Simpson’s critics accuse her of wanting books to be removed to make space for those promoting FAIR’s “far right-wing agenda.” Once again, they misrepresent FAIR and Simpson’s efforts to advance the organization’s mission.

While FAIR appreciates public libraries do not have unlimited shelf space or dollars to spend and must exercise discretion in their purchases, this does not justify the exclusion of certain books, or denigration of those who support them, based on ideological fear or unfounded accusations.

FAIR also agrees that it would be inappropriate for any library CEO to publicly pressure colleagues to compromise their professional judgment. Similarly, it is improper to fire Simpson based on public denouncement of her professional judgment.

Lastly, and most importantly, the contention that certain views are unworthy of representation in a library misunderstands the responsibility of public institutions.

Libraries have a sacred duty to provide access to all citizens, including those whose perspectives are deemed offensive or heterodox. It’s dishonest to advocate for human rights while denying citizens the most fundamental of rights in a free society: intellectual freedom.

The inconvenient truth is that issues of discrimination, diversity, inclusion and equity are far more complicated and textured than we are often led to believe.

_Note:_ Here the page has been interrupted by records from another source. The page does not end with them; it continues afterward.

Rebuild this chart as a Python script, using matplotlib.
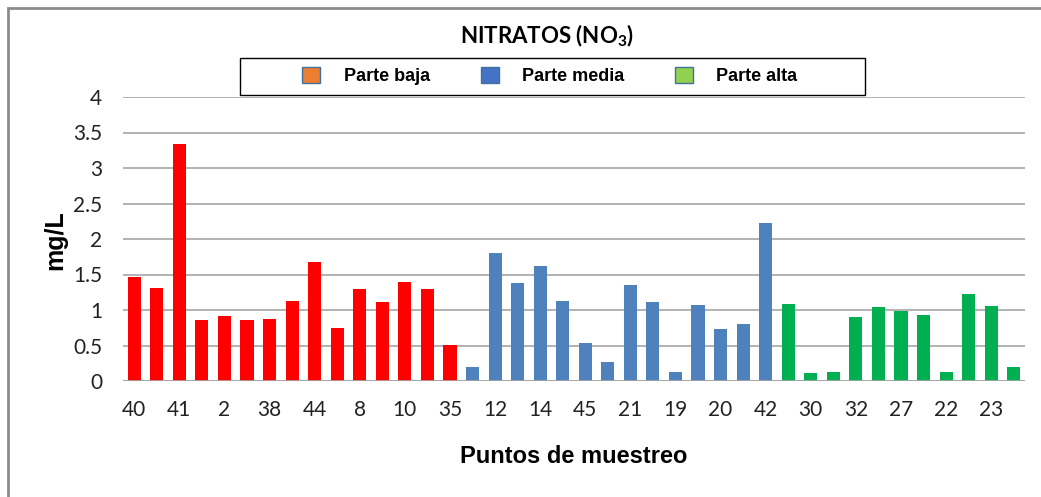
import matplotlib
matplotlib.use("Agg")
import matplotlib.pyplot as plt
from matplotlib.patches import Rectangle, Patch
import numpy as np

plt.rcParams['mathtext.fontset'] = 'custom'
plt.rcParams['mathtext.rm'] = 'Lato'
plt.rcParams['mathtext.it'] = 'Lato:italic'
plt.rcParams['mathtext.bf'] = 'Lato:bold'

# Data
baja_labels = ["40", "", "41", "", "2", "", "38", "", "44", "", "8", "", "10", "", "35"]
baja_values = [1.47, 1.31, 3.34, 0.86, 0.91, 0.86, 0.88, 1.13, 1.67, 0.75, 1.29, 1.11, 1.40, 1.29, 0.51]

media_labels = ["", "12", "", "14", "", "45", "", "21", "", "19", "", "20", "", "42"]
media_values = [0.20, 1.80, 1.38, 1.62, 1.13, 0.53, 0.27, 1.35, 1.11, 0.13, 1.07, 0.73, 0.80, 2.23]

alta_labels = ["", "30", "", "32", "", "27", "", "22", "", "23", ""]
alta_values = [1.09, 0.11, 0.13, 0.90, 1.04, 0.99, 0.93, 0.13, 1.22, 1.05, 0.20]

series_names = ["Parte baja", "Parte media", "Parte alta"]
bar_colors = ["#FF0000", "#4F81BD", "#00B050"]
legend_colors = ["#ED7D31", "#4472C4", "#92D050"]

labels = baja_labels + media_labels + alta_labels
values = baja_values + media_values + alta_values
colors = ([bar_colors[0]] * len(baja_values) + [bar_colors[1]] * len(media_values)
          + [bar_colors[2]] * len(alta_values))

W, H = 1041, 497
fig = plt.figure(figsize=(W / 100, H / 100), dpi=100)
ax = fig.add_axes([123 / W, 1 - 381 / H, (1025 - 123) / W, (381 - 97) / H])

x = np.arange(len(values))
ax.bar(x, values, width=0.58, color=colors, zorder=3)
ax.set_xlim(-0.5, len(values) - 0.5)
ax.set_ylim(0, 4)
ax.set_yticks([0, 0.5, 1, 1.5, 2, 2.5, 3, 3.5, 4])
ax.set_yticklabels(["0", "0.5", "1", "1.5", "2", "2.5", "3", "3.5", "4"],
                   fontfamily="Lato", fontsize=15, color="#222222")
ax.set_xticks(x)
ax.set_xticklabels(labels, fontfamily="Lato", fontsize=15, color="#222222")
ax.tick_params(axis='both', length=0)
ax.tick_params(axis='x', pad=14)
ax.tick_params(axis='y', pad=15)
ax.grid(axis='y', color="#A6A6A6", lw=1.2, zorder=0)
for s in ax.spines.values():
    s.set_visible(False)
ax.axhline(0, color="#A6A6A6", lw=1.2, zorder=4)

ax.set_xlabel("Puntos de muestreo", fontfamily="Liberation Sans", fontweight="bold",
              fontsize=17, labelpad=18)
ax.set_ylabel("mg/L", fontfamily="Liberation Sans", fontweight="bold", fontsize=18,
              va="center")
ax.yaxis.set_label_coords(-0.0754, 0.496)

fig.text(547 / W, 1 - 36 / H, r"NITRATOS (NO$_\mathregular{3}$)", fontfamily="Lato",
         fontweight="bold", fontsize=16, ha="center", va="center")

# legend box
fig.add_artist(Rectangle((240 / W, 1 - 95 / H), (865 - 240) / W, (95 - 58) / H,
                         transform=fig.transFigure, fill=False, edgecolor="#000000",
                         lw=1.0, zorder=5))
handles = [Patch(facecolor=c, edgecolor="#41719C", lw=1) for c in legend_colors]
leg = fig.legend(handles, series_names, loc="center",
                 bbox_to_anchor=(550 / W, 1 - 76 / H),
                 ncol=3, frameon=False,
                 prop={"family": "Liberation Sans", "weight": "bold", "size": 13},
                 handlelength=1.0, handleheight=1.0, columnspacing=2.8,
                 handletextpad=1.3)

fig.add_artist(Rectangle((8 / W, -0.1), 1.2, 1 - 8 / H + 0.1, transform=fig.transFigure,
                         fill=False, edgecolor="#8C8C8C", lw=2))

fig.savefig("out.png", dpi=100)
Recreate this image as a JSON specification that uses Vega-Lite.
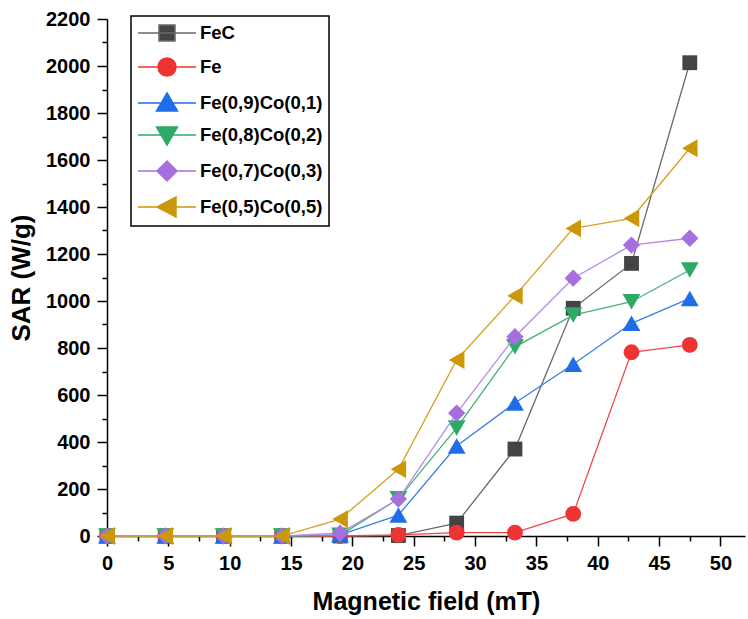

Ironically, the failure to appreciate these nuances has prompted well-meaning people to resort to the dangerous and inflammatory mischaracterizations employed by the propagandists they condemn, ultimately fomenting the polarizing culture war we all lament.

FAIR believes it is vital to promote viewpoint diversity in library collections while respecting a wide range of perspectives. Rather than succumb to divisive rhetoric and baseless accusations against those whose opinions are deemed offensive or unpopular, I hope in future the NOTL Public Library will strive to foster inclusivity and uphold its duty to protect intellectual freedom.

Monical Harris is executive director of the Foundation Against Intolerance & Racism. This is an abridged version of an opinion piece published March 22 in the National Post following The Lake Report’s story on the firing of Cathy Simpson.